Ḥayyim ben Samuel ben David of Tudela

views updated


ḤAYYIM BEN SAMUEL BEN DAVID OF TUDELA (14th century), talmudic scholar of Tudela, Spain. Ḥayyim was a pupil of Solomon b. Abraham *Adret, and the latter's responsa contain a number addressed to Ḥayyim. For some time Ḥayyim was in France, where he studied under *Perez b. Elijah. His main work is the Ẓeror ha-Ḥayyim (published in 1966), consisting of the laws appertaining to blessings, prayer, Sabbaths, and festivals, arranged according to the order of the calendar; it is based on views of various French, Provençal, and Spanish scholars but chiefly upon his teachers, Adret and Perez, though he does not mention them by name. His other work, Ẓeror ha-Kesef, on topics in Hoshen Mishpat, is still in manuscript. These books (referred to by the rishonim as the Ẓerorot, "bundles") were in the possession of later scholars (but cf. Resp. Ribash, no. 396), who made use of and quoted them. This was particularly so in the case of the 16th-century Safed scholars, including Joseph *Caro.

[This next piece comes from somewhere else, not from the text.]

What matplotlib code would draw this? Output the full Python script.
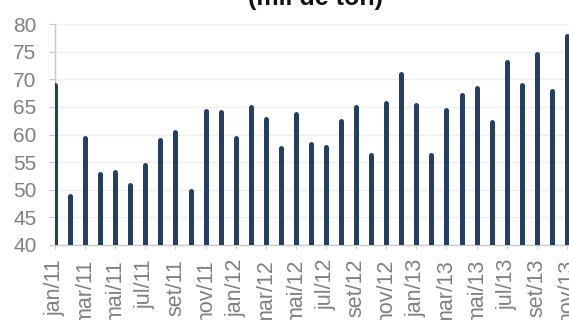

In this work, Ḥayyim alludes to a book of sermons he wrote, and Masud Ḥai Roke'aḥ, at the beginning of his Ma'aseh Roke'aaḥ (Venice, 1742), quotes Ḥayyim's commentary to the tractate Mo'ed Katan, which is also cited by Bezalel *Ashkenazi in Kelalei ha-Shas (in Ms.). Among Ḥayyim's relations was Joseph ha-Dayyan, referred to respectfully several times in the responsa of Isaac b. Sheshet (Ribash).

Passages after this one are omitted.